What is being asked:
Copy the material that follows word for word and omit its pictures.

Data extract:

------------------------------

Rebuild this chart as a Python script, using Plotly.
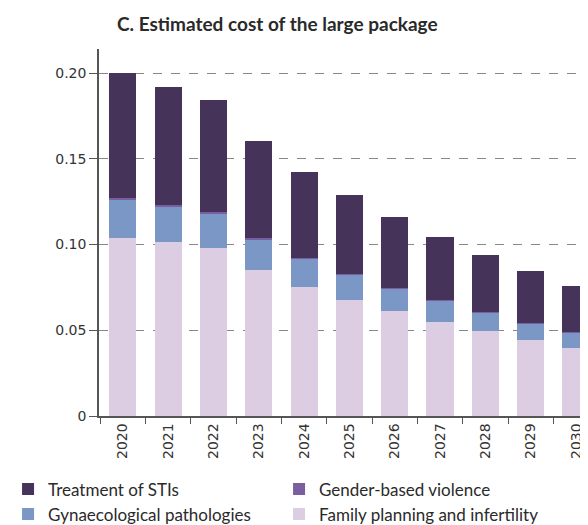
import plotly.graph_objects as go

years = ["2020", "2021", "2022", "2023", "2024", "2025", "2026", "2027", "2028", "2029", "2030"]

# stacked from the bottom up
family_planning = [0.1037, 0.1012, 0.0980, 0.0852, 0.0754, 0.0678, 0.0610, 0.0550, 0.0493, 0.0443, 0.0396]
gynaecological = [0.0225, 0.0212, 0.0201, 0.0180, 0.0163, 0.0146, 0.0134, 0.0121, 0.0108, 0.0096, 0.0088]
gender_violence = [0.0008, 0.0008, 0.0008, 0.0005, 0.0005, 0.0005, 0.0005, 0.0005, 0.0005, 0.0005, 0.0005]
sti_treatment = [0.0730, 0.0684, 0.0655, 0.0569, 0.0503, 0.0458, 0.0409, 0.0369, 0.0331, 0.0302, 0.0267]

fig = go.Figure()
series = [
    ("Family planning and infertility", family_planning, "#dccde3"),
    ("Gynaecological pathologies", gynaecological, "#7b97c6"),
    ("Gender-based violence", gender_violence, "#7a5fa0"),
    ("Treatment of STIs", sti_treatment, "#46335a"),
]
for name, vals, col in series:
    fig.add_trace(go.Bar(x=years, y=vals, name=name, marker_color=col,
                         marker_line_width=0, width=0.6))

font = "Lato, 'Open Sans', sans-serif"
tickfont = "'DejaVu Sans', sans-serif"
fig.update_layout(
    barmode="stack",
    width=588, height=525,
    margin=dict(l=91, r=0, t=41, b=117),
    paper_bgcolor="white", plot_bgcolor="white",
    font=dict(family=font, color="#333333"),
    title=dict(text="<b>C. Estimated cost of the large package</b>", x=0.458, xanchor="center",
               y=0.981, yanchor="top", font=dict(size=19, color="#2a2a2a")),
    legend=dict(orientation="h", x=-0.183, xanchor="left", y=-0.317, yanchor="bottom",
                traceorder="reversed", entrywidth=226, entrywidthmode="pixels",
                font=dict(size=17, color="#2a2a2a"), itemwidth=30, tracegroupgap=0),
    bargap=0.4,
)
fig.update_xaxes(
    range=[-0.525, 10.44], showline=True, linecolor="#555555", linewidth=1.5,
    ticks="outside", tickson="boundaries", ticklen=6, tickcolor="#555555",
    tickangle=-90, tickfont=dict(family=tickfont, size=14, color="#333333"), showgrid=False,
)
fig.update_yaxes(
    range=[0, 0.214], showline=True, linecolor="#555555", linewidth=1.5,
    ticks="outside", ticklen=8, tickcolor="#555555",
    tickvals=[0, 0.05, 0.10, 0.15, 0.20], ticktext=["0", "0.05", "0.10", "0.15", "0.20"],
    tickfont=dict(family=tickfont, size=14, color="#333333"),
    showgrid=True, gridcolor="#888888", griddash="dash", gridwidth=1, zeroline=False,
)

fig.write_html("out.html")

------------------------------

Exercise response:
Rebuild this chart as a Python script, using Plotly.
import plotly.graph_objects as go

years = ["2020", "2021", "2022", "2023", "2024", "2025", "2026", "2027", "2028", "2029", "2030"]

# stacked from the bottom up
family_planning = [0.1037, 0.1012, 0.0980, 0.0852, 0.0754, 0.0678, 0.0610, 0.0550, 0.0493, 0.0443, 0.0396]
gynaecological = [0.0225, 0.0212, 0.0201, 0.0180, 0.0163, 0.0146, 0.0134, 0.0121, 0.0108, 0.0096, 0.0088]
gender_violence = [0.0008, 0.0008, 0.0008, 0.0005, 0.0005, 0.0005, 0.0005, 0.0005, 0.0005, 0.0005, 0.0005]
sti_treatment = [0.0730, 0.0684, 0.0655, 0.0569, 0.0503, 0.0458, 0.0409, 0.0369, 0.0331, 0.0302, 0.0267]

fig = go.Figure()
series = [
    ("Family planning and infertility", family_planning, "#dccde3"),
    ("Gynaecological pathologies", gynaecological, "#7b97c6"),
    ("Gender-based violence", gender_violence, "#7a5fa0"),
    ("Treatment of STIs", sti_treatment, "#46335a"),
]
for name, vals, col in series:
    fig.add_trace(go.Bar(x=years, y=vals, name=name, marker_color=col,
                         marker_line_width=0, width=0.6))

font = "Lato, 'Open Sans', sans-serif"
tickfont = "'DejaVu Sans', sans-serif"
fig.update_layout(
    barmode="stack",
    width=588, height=525,
    margin=dict(l=91, r=0, t=41, b=117),
    paper_bgcolor="white", plot_bgcolor="white",
    font=dict(family=font, color="#333333"),
    title=dict(text="<b>C. Estimated cost of the large package</b>", x=0.458, xanchor="center",
               y=0.981, yanchor="top", font=dict(size=19, color="#2a2a2a")),
    legend=dict(orientation="h", x=-0.183, xanchor="left", y=-0.317, yanchor="bottom",
                traceorder="reversed", entrywidth=226, entrywidthmode="pixels",
                font=dict(size=17, color="#2a2a2a"), itemwidth=30, tracegroupgap=0),
    bargap=0.4,
)
fig.update_xaxes(
    range=[-0.525, 10.44], showline=True, linecolor="#555555", linewidth=1.5,
    ticks="outside", tickson="boundaries", ticklen=6, tickcolor="#555555",
    tickangle=-90, tickfont=dict(family=tickfont, size=14, color="#333333"), showgrid=False,
)
fig.update_yaxes(
    range=[0, 0.214], showline=True, linecolor="#555555", linewidth=1.5,
    ticks="outside", ticklen=8, tickcolor="#555555",
    tickvals=[0, 0.05, 0.10, 0.15, 0.20], ticktext=["0", "0.05", "0.10", "0.15", "0.20"],
    tickfont=dict(family=tickfont, size=14, color="#333333"),
    showgrid=True, gridcolor="#888888", griddash="dash", gridwidth=1, zeroline=False,
)

fig.write_html("out.html")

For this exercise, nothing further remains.